# 1977 USAMO Problems/Problem 5

## Problem

If $a,b,c,d,e$ are positive numbers bounded by $p$ and $q$, i.e, if they lie in $[p,q], 0 < p$, prove that $$(a+b +c +d +e)\left(\frac{1}{a} +\frac {1}{b} +\frac{1}{c} + \frac{1}{d} +\frac{1}{e}\right) \le 25 + 6\left(\sqrt{\frac {p}{q}} - \sqrt {\frac{q}{p}}\right)^2$$ and determine when there is equality.

## Solution

Fix four of the variables and allow the other to vary. Suppose, for example, we fix all but x. Then the expression on the lhs has the form (r + x)(s + 1/x) = (rs + 1) + sx + r/x, where r and s are fixed. But this is convex. That is to say, as x increases if first decreases, then increases. So its maximum must occur at x = h or x = k. This is true for each variable.

Suppose all five are h or all five are k, then the lhs is 25, so the inequality is true and strict unless h = k. If four are h and one is k, then the lhs is 17 + 4(h/k + k/h). Similarly if four are k and one is h. If three are h and two are k, then the lhs is 13 + 6(h/k + k/h). Similarly if three are k and two are h.
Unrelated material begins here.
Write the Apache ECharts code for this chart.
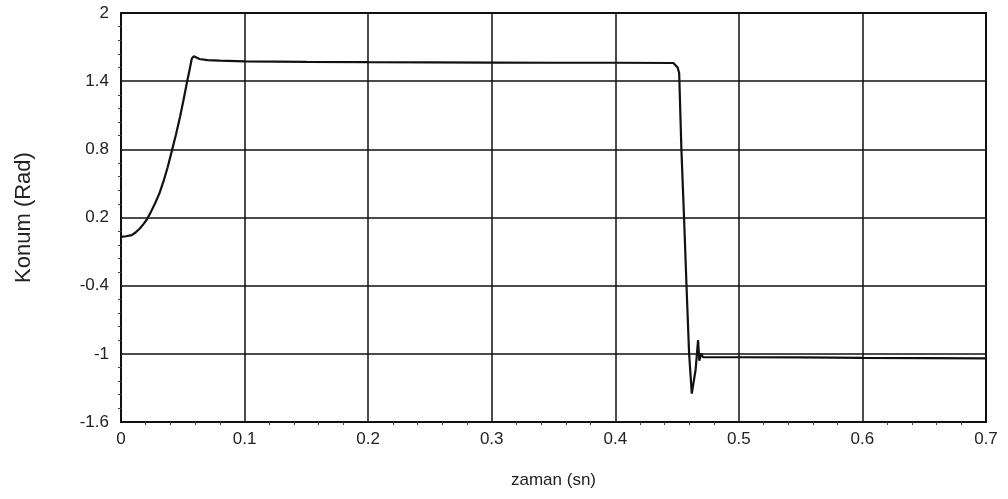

h/k + k/h ≥ 2 with equality iff h = k, so if h < k, then three of one and two of the other gives a larger lhs than four of one and one of the other. Finally, we note that the rhs is in fact 13 + 6(h/k + k/h), so the inequality is true with equality iff either (1) h = k or (2) three of v, w, x, y z are h and two are k or vice versa.